Natural Capital Project
- Abbreviation: NatCap
- Formation: 2005
- Type: Research partnership
- Focus: Natural capital, ecosystem services, environmental economics
- Headquarters: Stanford University, California, United States
- Region served: Worldwide
- Members: 250+ partner organizations

= Natural Capital Project =

The Natural Capital Project (NatCap) is a partnership among 250 groups around the world that has developed a systematic approach to weighing nature’s benefits. By placing a value on nature in the context of resource allocation, NatCap is influencing policy, finance and management decisions worldwide.

NatCap is led from a global hub at Stanford University in collaboration with The Nature Conservancy, World Wildlife Fund, the Institute on the Environment of the University of Minnesota, the Stockholm Resilience Centre, and the Chinese Academy of Sciences. It was launched in 2005.

NatCap engages leaders in governments, corporations, universities and other non-profit organizations, and melds its research with initiatives that benefit both nature and the economy. Nature's value is measured in terms of specific benefits, such as human health, economic development, food security and culture.
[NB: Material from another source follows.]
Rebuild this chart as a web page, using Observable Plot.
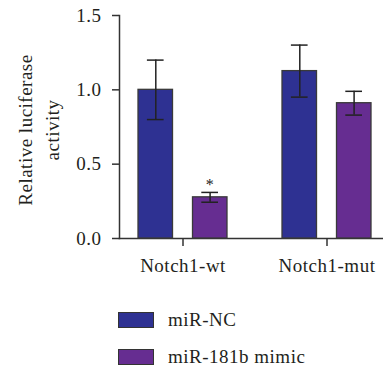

While NatCap's approach has garnered broad support, not everyone agrees with the methodology of putting a monetary value on nature.

The Natural Capital Project has developed a free, open-source software tool called InVEST (Integrated Valuation of Ecosystem Services and Trade-offs). It allows farmers, landowners and government officials to make better-informed decisions about the current and future costs of an activity. InVEST is used in more than 185 countries to map and model valuable ecological resources, assess trade-offs in land- and water-use, and integrate both conservation and human development into investments.